Per Marzio Capra, genetista ex Ris e oggi consulente della famiglia Poggi, i profili di Dna maschile sui campioni della garza utilizzata durante l'autopsia per prelevare materiale genetico della vittima hanno "origine" da "inquinamento della traccia originaria" ed è "assai verosimile" che si possa trattare di contaminazione da "un cadavere precedentemente sottoposto ad esame autoptico". Lo spiega a Lapresse a proposito dei campioni non ancora attribuiti. In ogni caso "l'esiguità dei campioni (tra i 2 e i 4 picogrammi ciascuno, ossia meno di una unità cellulare) depone per una origine o derivazione da inquinamento della traccia originaria appartenente esclusivamente alla vittima Chiara Poggi" che è "presente con concentrazioni nell'ordine dei 40mila picogrammi". Per il consulente, la contaminazione potrebbe essere avvenuta durante un sopralluogo nella villetta di via Pascoli, durante l'autopsia, il trasporto del cadavere, la fase di "ispezione, maneggiamento e custodia" della stesso. "Si tenga comunque presente che assai verosimilmente si potrebbe anche trattare di un cadavere precedentemente sottoposto a esame autoptico con la partecipazione dello stesso assistente medico legale, con la relativa borsa dei ferri del mestiere" come "pinze, forbici, bisturi, seghetti, filo per sutura, cerotti, ovatta e garze varie". È da considerare poi che un'autopsia non avviene - comunque non totalmente - in ambiente sterile. Intanto la mail con gli ultimi esiti inviata ieri alle parti dal perito incaricato, Denise Albani, dà conto di una ulteriore ripetizione dei test sulla garza. Sarebbero quindi tre su cinque i risultati utili ricavati e anche la replica sulla terza traccia ha restituito un probabile inquinamento. Sulla garza usata in sede di autopsia, e che ha toccato tutte le pareti della bocca della giovane uccisa, sono stati fatti cinque prelievi.

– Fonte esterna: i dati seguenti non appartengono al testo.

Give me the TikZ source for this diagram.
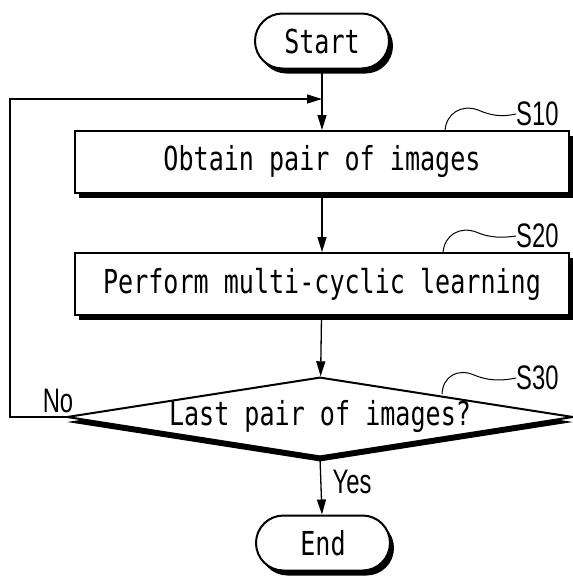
\documentclass[tikz,border=0pt]{standalone}
\usepackage{fontspec}
\usetikzlibrary{shapes.geometric,shapes.misc,shadows,arrows.meta}
\newfontfamily\flowfont[FakeStretch=0.76]{DejaVu Sans Mono}
\newfontfamily\tagfont[FakeStretch=0.70]{Liberation Sans}

\begin{document}
\begin{tikzpicture}[x=1pt,y=-1pt,
  flowtext/.style={font=\flowfont\fontsize{33}{36}\selectfont},
  boxshade/.style={drop shadow={opacity=1,fill=black,shadow xshift=4pt,shadow yshift=-5pt}},
  terminal/.style={flowtext, draw, line width=2pt, fill=white, rounded rectangle,
    minimum width=134pt, minimum height=55pt, inner sep=0pt, boxshade},
  process/.style={flowtext, draw, line width=2pt, fill=white,
    minimum width=494pt, minimum height=62pt, inner sep=0pt, boxshade},
  decision/.style={flowtext, draw, line width=2pt, fill=white, diamond, aspect=6.36,
    minimum width=496pt, minimum height=78pt, inner sep=0pt,
    drop shadow={opacity=1,fill=black,shadow xshift=0pt,shadow yshift=-5pt}},
  flow/.style={line width=1.3pt, -{Triangle[length=15pt,width=9pt]}},
  tag/.style={font=\tagfont\fontsize{34}{38}\selectfont, inner sep=0pt},
  lead/.style={line width=1pt},
]
\useasboundingbox (0,0) rectangle (573,579);

% flow chart steps
\node[terminal] (start) at (322,41)  {Start};
\node[process]  (s10)   at (322,162) {Obtain pair of images};
\node[process]  (s20)   at (322,284) {Perform multi-cyclic learning};
\node[decision] (s30)   at (320,417) {Last pair of images?};
\node[terminal] (stop)  at (323,543) {End};

% main flow
\draw[flow] (start) -- (s10);
\draw[flow] (s10) -- (s20);
\draw[flow] (s20) -- (s30);
\draw[flow] (s30.south) -- (stop);

% loop back on "No"
\coordinate (loopin) at (322,99);
\coordinate (loopcorner) at (10,99);
\draw[flow] (s30.west) -| (loopcorner) -- (loopin);

% branch labels
\node[tag] (no)  at (58,401)  {No};
\node[tag] (yes) at (352,482) {Yes};

% step reference labels with leader lines
\node[tag, anchor=west] (l10) at (516,114) {S10};
\node[tag, anchor=west] (l20) at (516,236) {S20};
\node[tag, anchor=west] (l30) at (516,378) {S30};

\coordinate (p10) at (445,131);
\coordinate (p20) at (443,253);
\coordinate (p30) at (442,394);
\draw[lead] (p10) .. controls (446,113) and (462,104) .. (478,110)
               .. controls (492,116) and (502,117) .. (l10.west);
\draw[lead] (p20) .. controls (444,235) and (460,226) .. (476,232)
               .. controls (490,238) and (502,238) .. (l20.west);
\draw[lead] (p30) .. controls (443,376) and (458,368) .. (474,375)
               .. controls (488,381) and (502,381) .. (l30.west);
\end{tikzpicture}
\end{document}
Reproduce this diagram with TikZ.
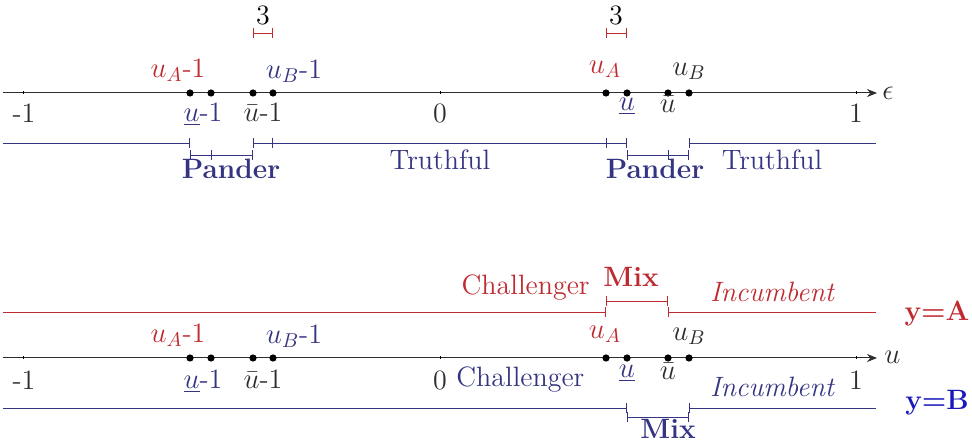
\documentclass[tikz,border=0pt]{standalone}
\usetikzlibrary{arrows.meta}
\definecolor{myred}{RGB}{190,42,48}
\definecolor{myblue}{RGB}{52,52,130}
\definecolor{brightblue}{RGB}{25,25,185}
\definecolor{mygray}{RGB}{45,45,45}
\begin{document}
\begin{tikzpicture}[x=0.5pt,y=-0.5pt,
  every node/.style={font=\fontsize{14}{17}\selectfont, inner sep=0pt},
  axisline/.style={line width=0.5pt, draw=mygray, -{Stealth[length=5pt,width=4pt]}},
  dotpt/.style={circle, fill=black, minimum size=3.6pt, inner sep=0pt},
  barline/.style={line width=0.45pt},
  bb/.style={barline, {Bar[width=5pt]}-{Bar[width=5pt]}},
  eb/.style={barline, -{Bar[width=5pt]}},
  sb/.style={barline, {Bar[width=5pt]}-},
  tk/.style={line width=0.4pt},
  bluetxt/.style={text=myblue},
  redtxt/.style={text=myred},
  graytxt/.style={text=mygray}]
\useasboundingbox (0,0) rectangle (972,442);

% ===================== TOP =====================
\coordinate (ta0) at (3,93);
\coordinate (ta1) at (877,93);
\draw[axisline] (ta0) -- (ta1);
\node[graytxt, anchor=west] (eps) at (882,93) {$\epsilon$};
\foreach \x/\n in {23/m, 440/z, 856/p} {
  \coordinate (tt\n a) at (\x,91.5); \coordinate (tt\n b) at (\x,94.5);
  \draw[tk] (tt\n a) -- (tt\n b);
}
\node[dotpt] (d1) at (190,93) {};
\node[dotpt] (d2) at (211,93) {};
\node[dotpt] (d3) at (253,93) {};
\node[dotpt] (d4) at (273,93) {};
\node[dotpt] (d5) at (606,93) {};
\node[dotpt] (d6) at (627,93) {};
\node[dotpt] (d7) at (668,93) {};
\node[dotpt] (d8) at (689,93) {};

% brackets "3"
\coordinate (b1a) at (253,33); \coordinate (b1b) at (273,33);
\draw[bb, myred] (b1a) -- (b1b);
\node (three1) at (263,15) {3};
\coordinate (b2a) at (606,33); \coordinate (b2b) at (627,33);
\draw[bb, myred] (b2a) -- (b2b);
\node (three2) at (616,15) {3};

% labels above
\node[redtxt] (l1) at (178,70) {$u_A$-1};
\node[bluetxt] (l2) at (294,71) {$u_B$-1};
\node[redtxt] (l3) at (605,69) {$u_A$};
\node[graytxt] (l4) at (689,71) {$u_B$};
% labels below
\node[graytxt] (m1) at (24,113) {-1};
\node[bluetxt] (m2) at (203,114) {$\underline{u}$-1};
\node[graytxt] (m3) at (263,112) {$\bar{u}$-1};
\node[graytxt] (m4) at (440,113) {0};
\node[bluetxt] (m5) at (627,106) {$\underline{u}$};
\node[graytxt] (m6) at (668,104) {$\bar{u}$};
\node[graytxt] (m7) at (856,113) {1};

% intervals
\begin{scope}[draw=myblue]
\coordinate (i0) at (3,143);
\coordinate (i1) at (190,143);
\draw[eb] (i0) -- (i1);
\coordinate (j1) at (190,155); \coordinate (j2) at (211,155); \coordinate (j3) at (253,155);
\draw[bb] (j1) -- (j3);
\coordinate (j2a) at (211,150); \coordinate (j2b) at (211,160);
\draw[tk] (j2a) -- (j2b);
\coordinate (i3) at (253,143); \coordinate (i4) at (273,143);
\coordinate (i5) at (606,143); \coordinate (i6) at (627,143);
\draw[bb] (i3) -- (i4);
\draw[barline] (i4) -- (i5);
\draw[bb] (i5) -- (i6);
\coordinate (k1) at (627,155); \coordinate (k3) at (689,155);
\draw[bb] (k1) -- (k3);
\coordinate (k2a) at (668,150); \coordinate (k2b) at (668,160);
\draw[tk] (k2a) -- (k2b);
\coordinate (i8) at (689,143); \coordinate (i9) at (876,143);
\draw[sb] (i8) -- (i9);
\end{scope}
\node[bluetxt, font=\fontsize{14}{17}\selectfont\bfseries] (p1) at (231,169) {Pander};
\node[bluetxt] (t1) at (440,160) {Truthful};
\node[bluetxt, font=\fontsize{14}{17}\selectfont\bfseries] (p2) at (655,169) {Pander};
\node[bluetxt] (t2) at (772,160) {Truthful};

% ===================== BOTTOM =====================
% red line (y=A)
\begin{scope}[draw=myred]
\coordinate (r0) at (3,312); \coordinate (r1) at (606,312);
\draw[eb] (r0) -- (r1);
\coordinate (r2) at (606,301); \coordinate (r3) at (668,301);
\draw[bb] (r2) -- (r3);
\coordinate (r4) at (668,312); \coordinate (r5) at (876,312);
\draw[sb] (r4) -- (r5);
\end{scope}
\node[redtxt, font=\fontsize{14}{17}\selectfont\bfseries] (mixA) at (631,277) {Mix};
\node[redtxt, anchor=east] (chA) at (590,288) {Challenger};
\node[redtxt, font=\fontsize{14}{17}\selectfont\itshape] (incA) at (772,292) {Incumbent};
\node[redtxt, font=\fontsize{14}{17}\selectfont\bfseries] (yA) at (937,314) {y=A};

% axis
\coordinate (ba0) at (3,358);
\coordinate (ba1) at (877,358);
\draw[axisline] (ba0) -- (ba1);
\node[graytxt, anchor=west] (uu) at (884,357) {$u$};
\foreach \x/\n in {23/m, 440/z, 856/p} {
  \coordinate (bt\n a) at (\x,356.5); \coordinate (bt\n b) at (\x,359.5);
  \draw[tk] (bt\n a) -- (bt\n b);
}
\node[dotpt] (e1) at (190,358) {};
\node[dotpt] (e2) at (211,358) {};
\node[dotpt] (e3) at (253,358) {};
\node[dotpt] (e4) at (273,358) {};
\node[dotpt] (e5) at (606,358) {};
\node[dotpt] (e6) at (627,358) {};
\node[dotpt] (e7) at (668,358) {};
\node[dotpt] (e8) at (689,358) {};

\node[redtxt] (n1) at (178,335) {$u_A$-1};
\node[bluetxt] (n2) at (294,336) {$u_B$-1};
\node[redtxt] (n3) at (605,334) {$u_A$};
\node[graytxt] (n4) at (689,336) {$u_B$};
\node[graytxt] (o1) at (24,380) {-1};
\node[bluetxt] (o2) at (203,381) {$\underline{u}$-1};
\node[graytxt] (o3) at (263,379) {$\bar{u}$-1};
\node[graytxt] (o4) at (440,380) {0};
\node[bluetxt] (o5) at (627,373) {$\underline{u}$};
\node[graytxt] (o6) at (668,371) {$\bar{u}$};
\node[graytxt] (o7) at (856,380) {1};

\node[bluetxt, anchor=west] (chB) at (456,380) {Challenger};
\node[bluetxt, font=\fontsize{14}{17}\selectfont\itshape] (incB) at (772,387) {Incumbent};
\node[text=brightblue, font=\fontsize{14}{17}\selectfont\bfseries] (yB) at (937,403) {y=B};

% blue line (y=B)
\begin{scope}[draw=myblue]
\coordinate (s0) at (3,408); \coordinate (s1) at (627,408);
\draw[eb] (s0) -- (s1);
\coordinate (s2) at (627,417); \coordinate (s3) at (689,417);
\draw[bb] (s2) -- (s3);
\coordinate (s4) at (689,408); \coordinate (s5) at (876,408);
\draw[sb] (s4) -- (s5);
\end{scope}
\node[bluetxt, font=\fontsize{14}{17}\selectfont\bfseries] (mixB) at (668,429) {Mix};
\end{tikzpicture}
\end{document}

Ecco gli esiti di ieri: uno ha mostrato un aplotipo Y compatibile al 99 per cento con Ernesto Gabriele Ferrari, l'assistente del medico legale, il secondo è in parte sovrapponibile a Ferrari e in parte no (fin qui gli elementi noti), mentre la seconda replica ha restituito anche nel terzo prelievo una traccia mista di Ferrari e dello stesso materiale ignoto. Si tratta di un campione più esiguo e degradato degli altri due e che avvalora che la garza sia stata contaminata prima del prelievo.